Commotio cerebri.

Felden

Ein Jahr wie ein Leben, die Hälfte ist jetzt rum, von nun an ist einem alles egaler, sagen sie. Das ist die beste Zeit, sagen sie. Und ich halte meinen schwitzenden Kopf unter eine Pumpe, deren Schwengel mir auf den Kopf knallt. Eine Situation wie aus einem Comic mit Plonk und Sternchen und weil es so absurd ist, auch mit einem verirrten Lachen hinterher, einmal kurz nicht achtsam gewesen und schon hallt das Geräusch von Metall auf Knochen noch nächtelang nach, als hätte der Sommer mir eine gescheuert, aber keine Schlägerei, kein mit Bedacht gesetzter Schlag, sondern ein Schwächeln, ein Nachgeben des Wetters, zuviel Gravitation und dann auch noch mein Schwung, „das kann nicht gut enden“, sagen sie später in meinen Halbträumen, „das war ja klar“. „Akute, vorübergehende Funktionsstörung“, könnte man auch gut finden, wäre man in der Lage seinen Körper unfallfrei zu verlassen und die Dinge geordnet und klar von oben zu betrachten, kann man aber nicht, deswegen die Befindlichkeit nur mittelgut, als der Sommer sich danach in sich selbst übergibt, „etwas übertreibt“, ich beschwere mich nicht, ich liege in der Nacht, schwitze Laken durch, kann den Weg zum Kühlschrank im Halbschlaf (vermutlich schon immer), versuche, den Kopf ins Tiefkühlfach zu stecken, aber der Kühlschrank ist klein und der Kopf im Verhältnis (aber nur im Verhältnis) etwas zu groß, (kennst du das, wenn man meint zu spüren, wie das Gehirn an den Schädel klatscht?), und dann liegt man und merkt das Gepumpe von Blut und dem sonstigen Gelumpe, das durch einen hindurch muss, die Maschine läuft weiter, das kann sie ganz gut, das Jahr läuft auch weiter, das fragt man ja eh nicht, von nun an ist uns alles egal, „anterogade Amnesie wäre auch was für die Zeit nach Trennungen“, meinte L. neulich, „da könnte mal jemand ein Konzept für schreiben“, meinte sie noch hinterher und spuckte den Eiswürfel ins Gebüsch, „das hält man ja im Gaumen nicht aus“.
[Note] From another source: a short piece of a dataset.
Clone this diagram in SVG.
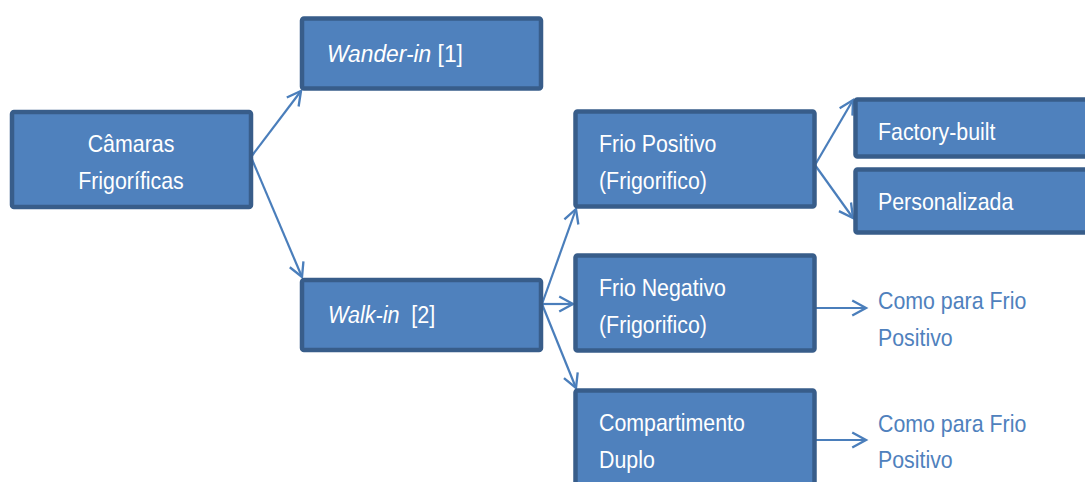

Dass wir vergessen und uns wieder wie selbstverständlich verlieren. In all den freundlichen Kleinigkeiten, die am Ende zählen werden. Essen und TV-Serien und Freunde, ein Kaffee auf dem Balkon, und der Hund, der nett schaut. Wir haben für Sekunden in die Hölle geblickt und sind gerade noch einmal davon gekommen.Es ist jetzt Juli, ein Jahr wie ein Leben, zur Hälfte vorbei, wir hecheln uns durch die Hundstage, wir beschweren uns nicht im gesprochenen Sinne, vom wortwörtlichen jedoch haben wir noch nicht genug Abstand, manchmal müssen wir uns vor Schaufenstern schütteln und wieder gerade hinstellen, man merkt das ja kaum noch, wenn man nur so geht. Ich habe dann wieder die Stimme der Ärztin im Ohr: „Vermeiden Sie ruckartige Bewegungen“. Okay, denke ich und lege mich sanft in die Kurve, so sanft und langsam, wie ich nur kann, das ist beinahe wie Einschlafen, aber auch das weiß man als Kind ja nie zu schätzen (wir sind jetzt erwachsen, auch wenn es nicht so aussieht), deswegen immer den Schildern nach, sanft in der Kurve, keine Eile, „das ist die beste Zeit“, sagen sie, „von hier aus kann man alles sehen“. Was war und was kommt und die seltsamen Menschen auf der Überholspur und das Getier am Wegesrand und man müsste doch ein Unmensch sein, würde einem nicht zumindest kurz schwindelig davon. Glaub mir, das Gewitter kommt bald und dann Fenster auf, Licht aus und warten.